FIFTH AMENDED AND RESTATED

 

CERTIFICATE OF INCORPORATION

 

OF

 

ANIMAL HEALTH INTERNATIONAL, INC.

 

ARTICLE I

NAME

 

The name of the Corporation is ANIMAL HEALTH INTERNATIONAL, INC.

 

ARTICLE II

REGISTERED OFFICE AND AGENT

 

The address of the Corporation’s registered office in the State of Delaware is 160 Greentree Drive, Suite 101, Dover, County of Kent, Delaware 19904.  The name of its registered agent at such address is National Registered Agents, Inc.

 

ARTICLE III

PURPOSE

 

The purpose of the Corporation is to engage in any lawful act or activity for which corporations may be organized under the Delaware General Corporation Law (the “Act”).

 

ARTICLE IV

AUTHORIZED STOCK

 

The total number of shares which the Corporation shall have authority to issue is 1,000.  All such shares are to be Common Stock, without par value, and are to be of one class.

 

ARTICLE IV

DIRECTORS

 

The affairs of the Corporation shall be managed by a Board of Directors.  The number of directors of the Corporation shall be fixed from time to time in the manner provided in the bylaws and may be increased or decreased from time to time in the manner provided in the bylaws.  Election of directors need not be by written ballot except and to the extent provided in the bylaws of the Corporation.

 



 

ARTICLE VII

LIMITATION OF LIABILITY

 

A Director of the Corporation shall not be personally liable to the Corporation or its stockholders for monetary damages for breach of fiduciary duty as a Director, except for liability (a) for any breach of the Director’s duty of loyalty to the Corporation or its stockholders, (b) for acts or omissions not in good faith or which involve intentional misconduct or a knowing violation of law, (c) under Section 174 of the Act or (d) for any transaction from which the Director derived an improper personal benefit.
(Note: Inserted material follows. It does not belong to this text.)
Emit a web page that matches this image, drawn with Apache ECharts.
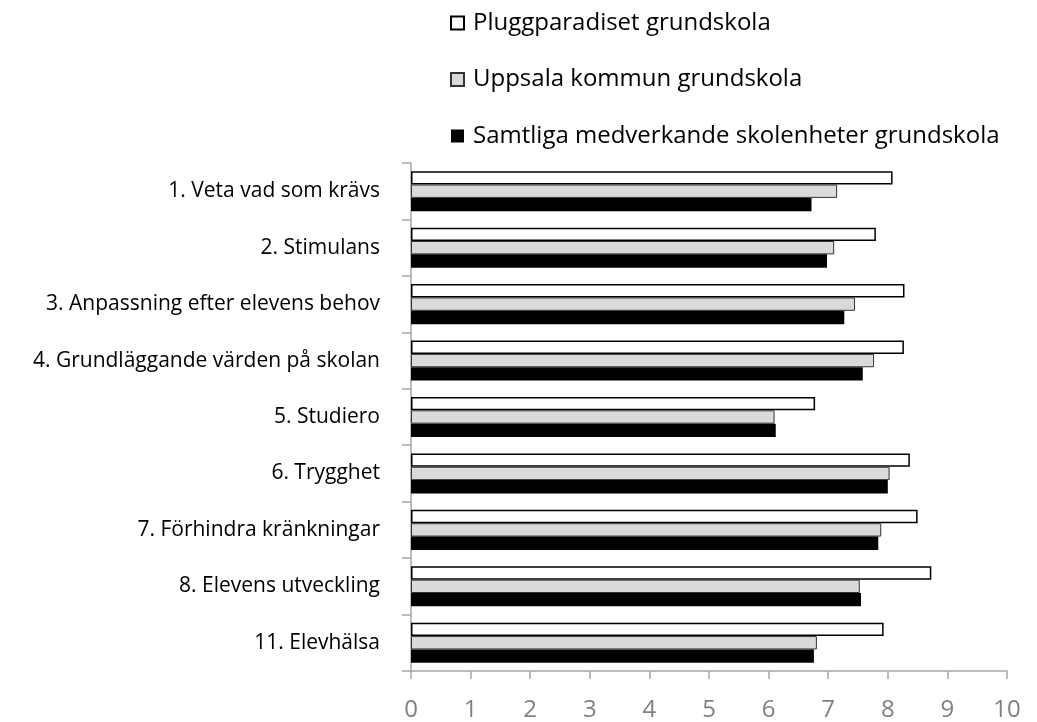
<!DOCTYPE html>
<html><head><meta charset="utf-8">
<script src="https://cdn.jsdelivr.net/npm/echarts@6/dist/echarts.min.js"></script>
<style>html,body{margin:0;padding:0;background:#fff}#c{width:1037px;height:722px}</style>
</head><body><div id="c"></div>
<script>
const categories = ["1. Veta vad som krävs","2. Stimulans","3. Anpassning efter elevens behov","4. Grundläggande värden på skolan","5. Studiero","6. Trygghet","7. Förhindra kränkningar","8. Elevens utveckling","11. Elevhälsa"];
const seriesNames = ["Pluggparadiset grundskola","Uppsala kommun grundskola","Samtliga medverkande skolenheter grundskola"];
const pluggparadiset = [8.08,7.80,8.28,8.27,6.78,8.37,8.50,8.73,7.93];
const uppsala = [7.15,7.10,7.45,7.77,6.10,8.03,7.89,7.53,6.81];
const samtliga = [6.72,6.98,7.27,7.58,6.12,8.00,7.84,7.55,6.76];
const xTicks = [0,1,2,3,4,5,6,7,8,9,10];

const font = '"Open Sans", Lato, sans-serif';
const chart = echarts.init(document.getElementById('c'));
chart.setOption({
  animation:false,
  backgroundColor:'#fff',
  legend:{
    orient:'vertical', left:445, top:6, itemWidth:13, itemHeight:13, itemGap:32.5, icon:'rect',
    textStyle:{fontFamily:font,fontSize:24,color:'#000',padding:[0,0,0,4]},
    data:seriesNames
  },
  grid:{left:411,right:30,top:163,bottom:47,containLabel:false},
  xAxis:{
    type:'value',min:xTicks[0],max:xTicks[xTicks.length-1],interval:1,
    axisLine:{show:true,lineStyle:{color:'#a6a6a6',width:1.5}},
    axisTick:{show:true,length:8,lineStyle:{color:'#a6a6a6',width:1.5}},
    splitLine:{show:false},
    axisLabel:{fontFamily:font,fontSize:24,color:'#808080',margin:27}
  },
  yAxis:{
    type:'category',data:categories,inverse:true,
    axisLine:{show:true,lineStyle:{color:'#a6a6a6',width:1.5}},
    axisTick:{show:true,length:9,lineStyle:{color:'#a6a6a6',width:1.5}},
    axisLabel:{fontFamily:font,fontSize:21,color:'#000',margin:31}
  },
  series:[
    {name:seriesNames[0],type:'bar',data:pluggparadiset,barGap:'0%',barCategoryGap:'29%',
     itemStyle:{color:'#ffffff',borderColor:'#000',borderWidth:1.5}},
    {name:seriesNames[1],type:'bar',data:uppsala,
     itemStyle:{color:'#dadadc',borderColor:'#333',borderWidth:1}},
    {name:seriesNames[2],type:'bar',data:samtliga,
     itemStyle:{color:'#000000',borderColor:'#000',borderWidth:0}}
  ]
});
</script></body></html>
If the Act is amended after the effective date of this Certificate to authorize corporate action further eliminating or limiting the personal liability of Directors, then the liability of a Director of the Corporation shall be eliminated or limited to the fullest extent permitted by the Act, as so amended.

 

Any repeal or modification of this Article VII by either of (i) the stockholders of the Corporation or (ii) an amendment to the Act, shall not adversely affect any right or protection existing at the time of such repeal or modification with respect to any acts or omissions occurring before such repeal or modification of a person serving as a Director at the time of such repeal or modification.

 

ARTICLE VIII

BY-LAWS

 

The Board of Directors of the Corporation is expressly authorized to make, alter, or repeal the bylaws of the Corporation, but such authorization shall not divest the stockholders of the power, nor limit their power, to adopt, amend, or repeal bylaws.